Know Before You Go!

Ron Kanterman

Chief Kanterman’s Journal Entry 57

Know Before You Go (KbyG)

You see this logo above? It needs to be as familiar to the fire service as the logos of the NFFF Everyone Goes Home program, the IAFF, and the IAFC. It stands for effectiveness, efficiency, safety and longevity. It’s a real but very simple concept. Know your response district like your own home and be ready for battle. If you’re Chief, start writing your policy. If you’re a firefighter send it up the line. Do it today.
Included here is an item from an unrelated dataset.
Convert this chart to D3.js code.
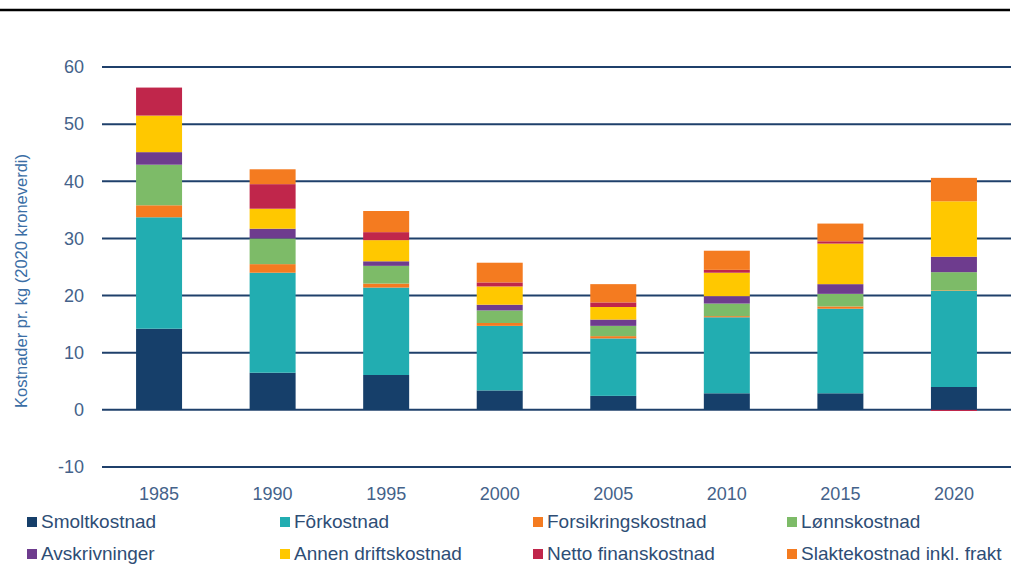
<!DOCTYPE html>
<html>
<head>
<meta charset="utf-8">
<script src="https://cdn.jsdelivr.net/npm/d3@7"></script>
<style>
  body { margin: 0; background: #fff; }
  svg { display: block; font-family: "Liberation Sans", Arial, sans-serif; }
</style>
</head>
<body>
<div id="chart"></div>
<script>
// data (NOK per kg, 2020 value)
const years = ["1985", "1990", "1995", "2000", "2005", "2010", "2015", "2020"];
const seriesNames = ["Smoltkostnad", "Fôrkostnad", "Forsikringskostnad", "Lønnskostnad",
  "Avskrivninger", "Annen driftskostnad", "Netto finanskostnad", "Slaktekostnad inkl. frakt"];
const smolt      = [14.2, 6.5, 6.1, 3.4, 2.45, 2.9, 2.9, 4.0];
const forkost    = [19.5, 17.5, 15.3, 11.3, 10.05, 13.3, 14.8, 16.8];
const forsikring = [2.1, 1.5, 0.7, 0.5, 0.4, 0.2, 0.4, 0.1];
const lonn       = [7.1, 4.5, 3.1, 2.2, 1.8, 2.2, 2.2, 3.2];
const avskr      = [2.2, 1.7, 0.8, 1.0, 1.1, 1.3, 1.7, 2.7];
const annen      = [6.4, 3.5, 3.7, 3.2, 2.2, 4.1, 7.1, 9.7];
const netto      = [4.9, 4.3, 1.4, 0.7, 0.8, 0.5, 0.4, -0.2];
const slakte     = [0, 2.6, 3.7, 3.45, 3.2, 3.35, 3.1, 4.1];
const yTicks = [-10, 0, 10, 20, 30, 40, 50, 60];
const colors = ["#163f6a", "#22adb1", "#f47b20", "#7dbb68", "#6e3c8e", "#ffc800", "#c0264b", "#f47b20"];

const allSeries = [smolt, forkost, forsikring, lonn, avskr, annen, netto, slakte];
const table = years.map((y, i) => {
  const row = { year: y };
  seriesNames.forEach((s, j) => { row[s] = allSeries[j][i]; });
  return row;
});

const W = 1018, H = 565;
const margin = { top: 67, right: 7, bottom: 98, left: 102 };
const width = W - margin.left - margin.right;
const height = H - margin.top - margin.bottom;

const svg = d3.select("#chart").append("svg").attr("width", W).attr("height", H);

// thin rule at the top of the figure
svg.append("line").attr("x1", 0).attr("x2", 1010).attr("y1", 10).attr("y2", 10)
  .attr("stroke", "#000").attr("stroke-width", 2.5);

const g = svg.append("g").attr("transform", `translate(${margin.left},${margin.top})`);

const x = d3.scaleBand().domain(years).range([0, width]).paddingInner(0.595).paddingOuter(0.3);
const y = d3.scaleLinear().domain([-10, 60]).range([height, 0]);

// grid
g.append("g").selectAll("line").data(yTicks).join("line")
  .attr("x1", 0).attr("x2", width)
  .attr("y1", d => y(d)).attr("y2", d => y(d))
  .attr("stroke", "#1f406b").attr("stroke-width", 2);

const yAxis = g.append("g").call(d3.axisLeft(y).tickValues(yTicks).tickSize(0).tickPadding(18)
  .tickFormat(d => String(d)));
yAxis.select(".domain").remove();
yAxis.selectAll("text").attr("fill", "#44628a").attr("font-size", 18)
  .attr("font-family", "Liberation Sans, Arial, sans-serif");

const stack = d3.stack().keys(seriesNames).offset(d3.stackOffsetDiverging);
const layers = stack(table);

g.append("g").selectAll("g").data(layers).join("g")
  .attr("fill", (d, i) => colors[i])
  .selectAll("rect").data(d => d).join("rect")
  .attr("x", d => x(d.data.year))
  .attr("width", x.bandwidth())
  .attr("y", d => y(Math.max(d[0], d[1])))
  .attr("height", d => Math.abs(y(d[0]) - y(d[1])));

// x labels
g.append("g").selectAll("text").data(years).join("text")
  .attr("x", d => x(d) + x.bandwidth() / 2)
  .attr("y", height + 33)
  .attr("text-anchor", "middle")
  .attr("fill", "#44628a").attr("font-size", 18)
  .text(d => d);

// y title
svg.append("text")
  .attr("transform", "translate(27,281) rotate(-90)")
  .attr("text-anchor", "middle")
  .attr("fill", "#3b6ea5").attr("font-size", 16.5)
  .text("Kostnader pr. kg (2020 kroneverdi)");

// legend
const legX = [27, 280, 533, 787];
const legend = svg.append("g").selectAll("g").data(seriesNames).join("g")
  .attr("transform", (d, i) => `translate(${legX[i % 4]},${522 + Math.floor(i / 4) * 32})`);
legend.append("rect").attr("x", 0).attr("y", -5).attr("width", 10).attr("height", 10)
  .attr("fill", (d, i) => colors[i]);
legend.append("text").attr("x", 14).attr("y", 6)
  .attr("fill", "#2e4d75").attr("font-size", 19)
  .text(d => d);
</script>
</body>
</html>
My long-time friend, brother, associate, colleague, and college classmate Jack Murphy (all around good guy, smart guy, code guy, and FE Life Time Achievement Award recipient) posted an article on FireEngineering.com in February entitled “Launching a KbyG Mentality on Gathering Building Intelligence.” It captured me immediately being a fellow fire prevention guy and a firefighter safety advocate. We’ve been urging firefighters and fire departments (and Chiefs!) to get out and learn their first due (and second due) areas for years and to even reach out to their mutual aid partners to at least get information on target hazards. There has been much discussion regarding pre-planning over the years and now the buzz is “battle planning.” It’s not enough to know the building and “to gather intelligence,” as Murphy would say. You need to have a battle plan. An actual plan of attack, specifically for your target hazards, e.g. high-rise buildings, hospitals, nursing homes, schools, etc. is what you should be discussing and implementing in your firehouse. Murphy along with Deputy Chief James Murtagh (FDNY-ret) and Battalion Chief Jerry Tracy (FDNY-ret) are co-authoring a high-rise firefighting. It will be THE book on the subject when it’s completed and published by Fire Engineering Books & Videos, due out some time this year. Included in this book is battle planning in high rise buildings, floor by floor. Sound tedious? It is. Long-time colleague Deputy Chief Vinny Dunn (FDNY-ret) is writing and lecturing extensively on the subject of battle planning. All of this leads to know be for you go, KbyG.  

There are hundreds of reasons to adopt this policy, buzz phrase, concept, good idea and work ethic. Most prominent for me is the ability to know your district, have a good idea of what you’re going to do when you get there and to help ensure safety on the fire ground.

Here are a couple of excerpts from Murphy’s article:

“Since the Frank Brannigan era, the fire service has been talking about preplanning, yet it is often the path least traveled by fire suppression units. These firefighters confront the enemy every day with little or no critical knowledge about the buildings in their response districts.

Often in the fire service, the word “preplanning” is associated with the Bureau of Fire Prevention and Code Enforcement.  As firefighters, one of things that takes us outside our comfort zone is responding to a fire and/or an all-hazard (non-fire) emergency in a structure that we are not familiar with. Fire suppression units may find themselves not too familiar with some buildings within a company’s response district, less familiar with buildings outside their response district, and even less acquainted with other adjoining municipalities for mutual-aid calls.

However, a fire company can diminish this unfamiliarity by adopting a “Know Before You Go” (KbyG) mentality to deal with building uncertainties. To better understand these uncertainties, a fire unit should perform a building “recon” to gather its intelligence. This KbyG mentality will support “battle plan” actions from initial operations through mitigation.  Performing a fire company building recon can open firefighter’s eyes and thought process as to how a specific building will react in a fire or non-fire emergencies….

Future KbyG features will help firefighters to reduce fireground uncertainty that is building specific and improve a fire company’s ability to reduce risk and meet their fiduciary needs.”

Be well, stay well, be safe.

Ronnie K


This commentary reflects the opinion of the author and does not necessarily reflect the opinions of Fire Engineering. It has not undergone Fire Engineering‘s peer-review process.